A recent online discussion of President Obama’s rescinding of his predecessor’s ban on government funding of embryonic stem cell research prompted an arresting question. If pro-lifers are so het up about embryo-destructive research, will we reject treatments that grow as fruit on that poisonous tree?

My head says a quick “yes,” my heart cautions some humility in the answer. If I live long enough (if any of us do) to actually see beneficial treatments derived from the destruction of human life, I’ll be old enough so that the need for treatment will be dire and emotionally compelling. That will be a difficult choice for those loved ones who will help make decisions regarding treatment?maybe not a difficult choice but certainly one fraught with controversy and self doubt.

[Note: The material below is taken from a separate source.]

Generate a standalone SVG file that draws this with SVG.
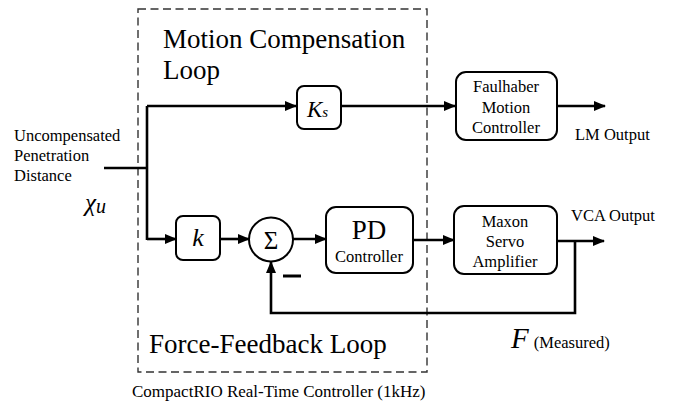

Still, I say that I will refuse such treatment, and will refuse the results of such tainted research on behalf of any whose power of attorney I possess. If I do not do so, I say now, when less burdened by the emotion and grief of a specific choice, that I should refuse treatment of this kind. What’s the choice?

I came across a verse in Isaiah last week that got under my skin regarding this subject. In chapter 33:15, God describes a righteous person as one who “despises the gains of oppressions.” That could be a pretty broad variety of things. It could speak to spoils of an unjust war, or profit made dishonestly or at the expense of the weak.

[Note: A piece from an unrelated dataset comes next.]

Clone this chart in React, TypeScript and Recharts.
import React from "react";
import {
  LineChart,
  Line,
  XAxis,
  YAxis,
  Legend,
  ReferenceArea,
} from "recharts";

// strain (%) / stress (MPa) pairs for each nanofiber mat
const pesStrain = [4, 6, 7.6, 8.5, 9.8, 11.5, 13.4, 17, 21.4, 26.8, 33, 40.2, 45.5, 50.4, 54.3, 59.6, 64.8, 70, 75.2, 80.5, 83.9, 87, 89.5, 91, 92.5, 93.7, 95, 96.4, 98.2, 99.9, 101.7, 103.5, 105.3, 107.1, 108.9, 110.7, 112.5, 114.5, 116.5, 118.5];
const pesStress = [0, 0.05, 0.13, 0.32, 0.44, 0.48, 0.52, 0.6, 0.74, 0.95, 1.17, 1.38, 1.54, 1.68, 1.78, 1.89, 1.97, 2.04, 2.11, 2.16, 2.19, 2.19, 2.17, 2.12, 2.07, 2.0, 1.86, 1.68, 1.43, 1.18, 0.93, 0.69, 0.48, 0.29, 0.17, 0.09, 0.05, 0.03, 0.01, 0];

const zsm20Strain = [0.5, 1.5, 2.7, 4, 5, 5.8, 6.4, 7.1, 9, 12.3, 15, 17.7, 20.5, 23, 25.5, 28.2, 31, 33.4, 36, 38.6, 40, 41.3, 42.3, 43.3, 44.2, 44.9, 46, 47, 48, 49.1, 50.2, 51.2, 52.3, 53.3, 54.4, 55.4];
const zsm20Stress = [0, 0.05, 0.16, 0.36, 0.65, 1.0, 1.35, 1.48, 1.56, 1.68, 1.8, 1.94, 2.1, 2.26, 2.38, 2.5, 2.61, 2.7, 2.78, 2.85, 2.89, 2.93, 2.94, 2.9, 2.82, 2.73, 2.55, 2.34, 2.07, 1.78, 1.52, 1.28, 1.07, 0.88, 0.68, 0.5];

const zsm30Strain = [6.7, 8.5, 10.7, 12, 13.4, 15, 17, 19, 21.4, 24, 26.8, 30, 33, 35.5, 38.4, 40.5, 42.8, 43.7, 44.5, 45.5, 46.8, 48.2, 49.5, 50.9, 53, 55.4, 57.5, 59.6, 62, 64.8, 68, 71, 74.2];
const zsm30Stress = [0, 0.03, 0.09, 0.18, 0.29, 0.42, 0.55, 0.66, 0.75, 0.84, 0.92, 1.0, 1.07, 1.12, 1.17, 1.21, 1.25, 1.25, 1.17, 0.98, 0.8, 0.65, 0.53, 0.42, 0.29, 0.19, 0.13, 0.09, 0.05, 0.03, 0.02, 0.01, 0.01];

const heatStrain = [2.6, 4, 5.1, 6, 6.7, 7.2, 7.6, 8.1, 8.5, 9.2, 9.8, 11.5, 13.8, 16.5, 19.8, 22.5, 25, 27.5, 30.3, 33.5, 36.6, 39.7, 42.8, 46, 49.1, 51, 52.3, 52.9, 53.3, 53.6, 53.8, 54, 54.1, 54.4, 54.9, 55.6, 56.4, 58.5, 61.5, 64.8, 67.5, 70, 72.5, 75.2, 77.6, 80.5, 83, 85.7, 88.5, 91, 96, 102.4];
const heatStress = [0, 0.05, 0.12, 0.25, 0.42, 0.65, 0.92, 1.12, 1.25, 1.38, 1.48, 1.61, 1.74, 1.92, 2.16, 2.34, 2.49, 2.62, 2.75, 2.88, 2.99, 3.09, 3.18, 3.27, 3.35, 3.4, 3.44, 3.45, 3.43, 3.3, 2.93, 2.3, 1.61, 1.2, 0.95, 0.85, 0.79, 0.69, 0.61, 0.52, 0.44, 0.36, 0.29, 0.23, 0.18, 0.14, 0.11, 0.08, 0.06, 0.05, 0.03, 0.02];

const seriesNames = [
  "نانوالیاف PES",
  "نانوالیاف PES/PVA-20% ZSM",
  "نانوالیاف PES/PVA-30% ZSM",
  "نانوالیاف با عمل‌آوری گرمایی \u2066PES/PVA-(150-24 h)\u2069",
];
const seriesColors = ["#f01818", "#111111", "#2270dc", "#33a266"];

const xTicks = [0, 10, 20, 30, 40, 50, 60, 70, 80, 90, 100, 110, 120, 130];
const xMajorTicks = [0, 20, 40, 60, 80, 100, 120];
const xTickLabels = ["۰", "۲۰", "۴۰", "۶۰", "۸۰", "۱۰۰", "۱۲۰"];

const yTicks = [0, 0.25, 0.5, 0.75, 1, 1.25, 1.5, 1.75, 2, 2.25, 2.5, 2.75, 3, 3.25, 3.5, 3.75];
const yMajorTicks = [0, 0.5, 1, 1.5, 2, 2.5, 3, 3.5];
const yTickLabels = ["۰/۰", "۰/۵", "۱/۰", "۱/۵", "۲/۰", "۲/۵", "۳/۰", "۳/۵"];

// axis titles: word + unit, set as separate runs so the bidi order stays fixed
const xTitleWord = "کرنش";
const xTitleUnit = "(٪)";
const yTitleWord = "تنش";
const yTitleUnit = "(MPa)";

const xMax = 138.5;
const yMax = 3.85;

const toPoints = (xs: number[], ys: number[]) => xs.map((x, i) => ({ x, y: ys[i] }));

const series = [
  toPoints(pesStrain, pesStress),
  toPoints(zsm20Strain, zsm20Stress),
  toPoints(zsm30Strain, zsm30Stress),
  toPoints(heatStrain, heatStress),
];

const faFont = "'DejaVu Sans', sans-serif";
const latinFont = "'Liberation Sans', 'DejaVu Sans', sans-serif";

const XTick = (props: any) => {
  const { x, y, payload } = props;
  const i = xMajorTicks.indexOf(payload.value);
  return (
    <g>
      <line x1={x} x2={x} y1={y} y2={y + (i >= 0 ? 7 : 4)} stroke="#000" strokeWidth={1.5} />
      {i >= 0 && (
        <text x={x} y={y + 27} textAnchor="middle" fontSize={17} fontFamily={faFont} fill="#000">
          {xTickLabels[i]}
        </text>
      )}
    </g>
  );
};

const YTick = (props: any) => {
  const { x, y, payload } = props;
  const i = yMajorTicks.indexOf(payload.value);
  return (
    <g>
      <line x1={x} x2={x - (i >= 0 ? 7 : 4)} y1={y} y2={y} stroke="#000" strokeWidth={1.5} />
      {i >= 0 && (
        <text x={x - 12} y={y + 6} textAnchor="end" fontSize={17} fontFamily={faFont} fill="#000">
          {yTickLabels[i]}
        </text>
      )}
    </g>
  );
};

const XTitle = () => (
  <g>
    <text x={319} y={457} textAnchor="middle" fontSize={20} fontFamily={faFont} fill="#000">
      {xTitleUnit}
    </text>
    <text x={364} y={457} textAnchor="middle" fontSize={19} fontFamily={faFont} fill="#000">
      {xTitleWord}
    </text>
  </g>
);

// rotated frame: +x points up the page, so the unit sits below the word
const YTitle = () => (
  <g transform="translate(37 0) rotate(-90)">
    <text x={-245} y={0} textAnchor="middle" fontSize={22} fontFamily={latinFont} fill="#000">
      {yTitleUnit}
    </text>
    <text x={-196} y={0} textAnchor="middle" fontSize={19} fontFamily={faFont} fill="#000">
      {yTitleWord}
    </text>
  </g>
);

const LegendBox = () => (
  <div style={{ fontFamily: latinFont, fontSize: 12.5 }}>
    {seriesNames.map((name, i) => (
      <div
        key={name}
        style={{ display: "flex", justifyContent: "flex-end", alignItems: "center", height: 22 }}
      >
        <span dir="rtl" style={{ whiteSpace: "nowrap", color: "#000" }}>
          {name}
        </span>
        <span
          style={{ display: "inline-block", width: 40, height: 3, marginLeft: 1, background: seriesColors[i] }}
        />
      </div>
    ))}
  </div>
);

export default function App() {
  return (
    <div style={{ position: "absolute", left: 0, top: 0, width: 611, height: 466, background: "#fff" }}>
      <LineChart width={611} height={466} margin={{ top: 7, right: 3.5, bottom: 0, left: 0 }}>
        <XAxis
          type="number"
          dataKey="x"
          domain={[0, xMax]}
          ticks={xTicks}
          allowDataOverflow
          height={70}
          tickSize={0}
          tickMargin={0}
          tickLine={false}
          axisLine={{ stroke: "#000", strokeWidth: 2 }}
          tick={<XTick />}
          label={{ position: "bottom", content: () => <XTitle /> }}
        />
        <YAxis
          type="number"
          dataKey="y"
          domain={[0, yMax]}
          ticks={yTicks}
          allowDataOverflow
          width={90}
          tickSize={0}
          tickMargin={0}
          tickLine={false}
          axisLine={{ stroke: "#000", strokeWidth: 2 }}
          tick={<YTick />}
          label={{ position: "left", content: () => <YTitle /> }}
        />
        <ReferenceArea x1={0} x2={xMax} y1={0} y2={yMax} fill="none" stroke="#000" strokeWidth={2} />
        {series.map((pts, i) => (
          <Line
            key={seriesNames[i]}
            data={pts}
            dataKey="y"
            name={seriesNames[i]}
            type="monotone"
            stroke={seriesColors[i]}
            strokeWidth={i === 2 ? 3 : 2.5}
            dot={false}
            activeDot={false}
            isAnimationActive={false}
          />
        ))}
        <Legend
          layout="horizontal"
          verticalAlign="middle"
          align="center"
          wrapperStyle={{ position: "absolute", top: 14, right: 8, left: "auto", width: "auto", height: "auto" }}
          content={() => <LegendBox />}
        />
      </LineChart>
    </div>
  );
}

There are many who profit from the terrible oppression of children, born and unborn. Some are elected to office by promising to support the continuation of such oppression through abortion. They, like clinic investors, are exalting the gains of oppressions.

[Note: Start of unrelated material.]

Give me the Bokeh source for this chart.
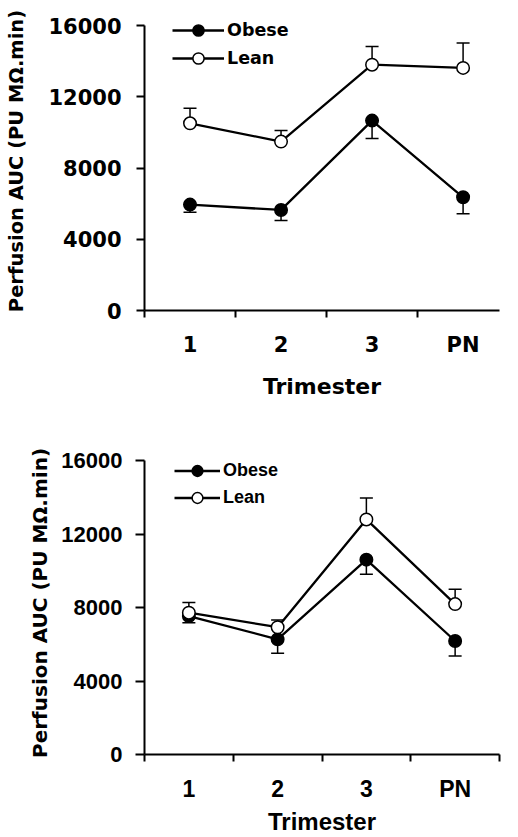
from bokeh.plotting import figure
from bokeh.layouts import column
from bokeh.models import Range1d, FixedTicker, Legend, LegendItem
from bokeh.embed import file_html
from bokeh.resources import INLINE

# ---- data ----
trimesters = ["1", "2", "3", "PN"]
x_pos = [1, 2, 3, 4]
y_ticks = [0, 4000, 8000, 12000, 16000]
y_label = "Perfusion AUC (PU MΩ.min)"
x_label = "Trimester"

top_obese = [5950, 5650, 10670, 6360]
top_obese_sem = [430, 600, 1000, 930]
top_lean = [10520, 9490, 13810, 13630]
top_lean_sem = [840, 620, 1030, 1400]

bot_obese = [7540, 6270, 10610, 6180]
bot_obese_sem = [370, 760, 790, 810]
bot_lean = [7720, 6930, 12800, 8190]
bot_lean_sem = [560, 390, 1170, 810]


def make_panel(obese, obese_sem, lean, lean_sem, cfg):
    p = figure(width=510, height=cfg["height"],
               x_range=Range1d(0.5, cfg["xmax"]), y_range=Range1d(0, cfg["ymax"]),
               output_backend="svg", toolbar_location=None,
               min_border_left=cfg["bl"], min_border_right=cfg["br"],
               min_border_top=cfg["bt"], min_border_bottom=cfg["bb"])
    p.outline_line_color = None
    p.xgrid.visible = False
    p.ygrid.visible = False
    p.background_fill_color = "white"
    p.border_fill_color = "white"

    # x axis: categories labelled at centres, ticks between them
    xa = p.xaxis[0]
    xa.ticker = FixedTicker(ticks=x_pos, minor_ticks=[0.5, 1.5, 2.5, 3.5, 4.5])
    xa.major_label_overrides = {x: t for x, t in zip(x_pos, trimesters)}
    xa.major_tick_out = 0
    xa.major_tick_in = 0
    xa.minor_tick_out = 7
    xa.minor_tick_in = 0
    xa.minor_tick_line_width = 2
    xa.minor_tick_line_color = "black"
    xa.axis_line_width = 2
    xa.axis_line_color = "black"
    xa.major_label_text_font = cfg["font"]
    xa.major_label_text_font_style = "bold"
    xa.major_label_text_font_size = cfg["xlab_size"]
    xa.major_label_text_color = "black"
    xa.major_label_standoff = cfg["xlab_standoff"]
    xa.axis_label = x_label
    xa.axis_label_text_font = cfg["font"]
    xa.axis_label_text_font_style = "bold"
    xa.axis_label_text_font_size = cfg["xtitle_size"]
    xa.axis_label_text_color = "black"
    xa.axis_label_standoff = cfg["xtitle_standoff"]

    ya = p.yaxis[0]
    ya.ticker = FixedTicker(ticks=y_ticks, minor_ticks=[])
    ya.bounds = (y_ticks[0], y_ticks[-1])
    ya.major_tick_out = cfg["ytick"]
    ya.major_tick_in = 0
    ya.major_tick_line_width = 2
    ya.major_tick_line_color = "black"
    ya.axis_line_width = 2
    ya.axis_line_color = "black"
    ya.major_label_text_font = cfg["font"]
    ya.major_label_text_font_style = "bold"
    ya.major_label_text_font_size = cfg["ylab_size"]
    ya.major_label_text_color = "black"
    ya.major_label_standoff = cfg["ylab_standoff"]
    ya.axis_label = y_label
    ya.axis_label_text_font = "DejaVu Sans"
    ya.axis_label_text_font_style = "bold"
    ya.axis_label_text_font_size = cfg["ytitle_size"]
    ya.axis_label_text_color = "black"
    ya.axis_label_standoff = cfg["ytitle_standoff"]

    # error bars (one-sided: obese down, lean up)
    obese_lo = [v - e for v, e in zip(obese, obese_sem)]
    lean_hi = [v + e for v, e in zip(lean, lean_sem)]
    p.segment(x0=x_pos, y0=obese, x1=x_pos, y1=obese_lo, line_color="black", line_width=1.5)
    p.scatter(x_pos, obese_lo, marker="dash", size=13, line_color="black", line_width=1.5)
    p.segment(x0=x_pos, y0=lean, x1=x_pos, y1=lean_hi, line_color="black", line_width=1.5)
    p.scatter(x_pos, lean_hi, marker="dash", size=13, line_color="black", line_width=1.5)

    lo = p.line(x_pos, obese, line_color="black", line_width=2.3)
    ll = p.line(x_pos, lean, line_color="black", line_width=2.3)
    so = p.scatter(x_pos, obese, marker="circle", size=12.5, fill_color="black",
                   line_color="black", line_width=1.5)
    sl = p.scatter(x_pos, lean, marker="circle", size=12.5, fill_color="white",
                   line_color="black", line_width=1.5)

    legend = Legend(items=[LegendItem(label="Obese", renderers=[lo, so]),
                           LegendItem(label="Lean", renderers=[ll, sl])],
                    location=cfg["leg_loc"], orientation="vertical",
                    glyph_width=cfg["leg_gw"], glyph_height=cfg["leg_pitch"],
                    label_height=cfg["leg_pitch"], spacing=0, padding=0, margin=0,
                    label_standoff=3, border_line_color=None,
                    background_fill_alpha=0,
                    label_text_font=cfg["font"], label_text_font_style="bold",
                    label_text_font_size=cfg["leg_size"], label_text_color="black")
    p.add_layout(legend)
    return p


cfg_top = dict(height=410, xmax=4.4, ymax=16800, bl=137, br=1, bt=11, bb=100,
               font="DejaVu Sans", xlab_size="21px", xlab_standoff=15,
               xtitle_size="22px", xtitle_standoff=14, ytick=8,
               ylab_size="21px", ylab_standoff=15, ytitle_size="19.5px",
               ytitle_standoff=17, leg_loc=(28, 238), leg_gw=52, leg_pitch=28,
               leg_size="17.5px")
cfg_bot = dict(height=427, xmax=4.5, ymax=16500, bl=144, br=11, bt=41, bb=82,
               font="Liberation Sans", xlab_size="23px", xlab_standoff=14,
               xtitle_size="24px", xtitle_standoff=3, ytick=9,
               ylab_size="22px", ylab_standoff=13, ytitle_size="20px",
               ytitle_standoff=6, leg_loc=(30, 243), leg_gw=46, leg_pitch=27,
               leg_size="18px")

p1 = make_panel(top_obese, top_obese_sem, top_lean, top_lean_sem, cfg_top)
p2 = make_panel(bot_obese, bot_obese_sem, bot_lean, bot_lean_sem, cfg_bot)

layout = column(p1, p2, spacing=0)
open("out.html", "w").write(file_html(layout, INLINE))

Embryonic stem cell research will provide gains to many people and institutions decades before any effective treatment is even possible. Research hospitals, universities, private researchers, bio tech companies, communities, and community leaders all stand to gain from the distribution of billions of state and federal dollars allocated for research based on the destruction of human life. God calls this unrighteous.

Some of this allocation is the responsibility of citizens?we empower it and support it by the people we elect. A heavier guilt rests on the shoulders of presidents and governors and research directors and deans who lobby for and order and enable the gains of oppression. On the individual level, we absolutely have a responsibility to manage our health according to what we know to be right and wrong.

In Texas, our Senate Finance Committee has placed language in the proposed budget forbidding state funding of any research that destroys human embryos. Senate Democrats have vowed to fight the language, even if they must defeat the budget to do so. Interesting that the headline I saw about the debate referred to the pro-life language potentially “derailing” the budget process. It sounds to me like the Democrats are threatening to do so.

Without a doubt, we will have multiplied opportunities to consider questions of moral stewardship in the future. The difference between a bribe and the proceeds of oppression is not significant morally?both silence our convictions because of our participation in evil. We must be attentive to the sources of our income, profit, winnings, entertainment, and so on. The more we have, the more attention stewardship requires.

As with most things, this can be taken to an absurd level. The intertwining of corporations makes difficult an effort to have no indirect contact with immoral causes. I eat at restaurants and shop at stores that also sell alcohol and lottery tickets, for example. One could make a case that I benefit from the presence of a business that depends on the sale of destructive products. This would be a strained case but some will doubtless make it. I guess if a young brother says, “Let’s eat at Chili’s, they serve beer,” I might suggest something else for his sake. I Corinthians 10:23-31 speaks a word of sanity for all ages.

I think this is quibbling, an effort to weaken the point by making an absurd application. We live in the world and know the difference between consumer approval of evil and consumer innocence. I’m asking that we set an example of righteousness in a culture that worships anything that works, especially when we have an opportunity to gain from injustice. I agree with our critics that pro-lifers that benefit, or are willing to benefit, from anti-life research undermine important points of a crucial argument in our nation.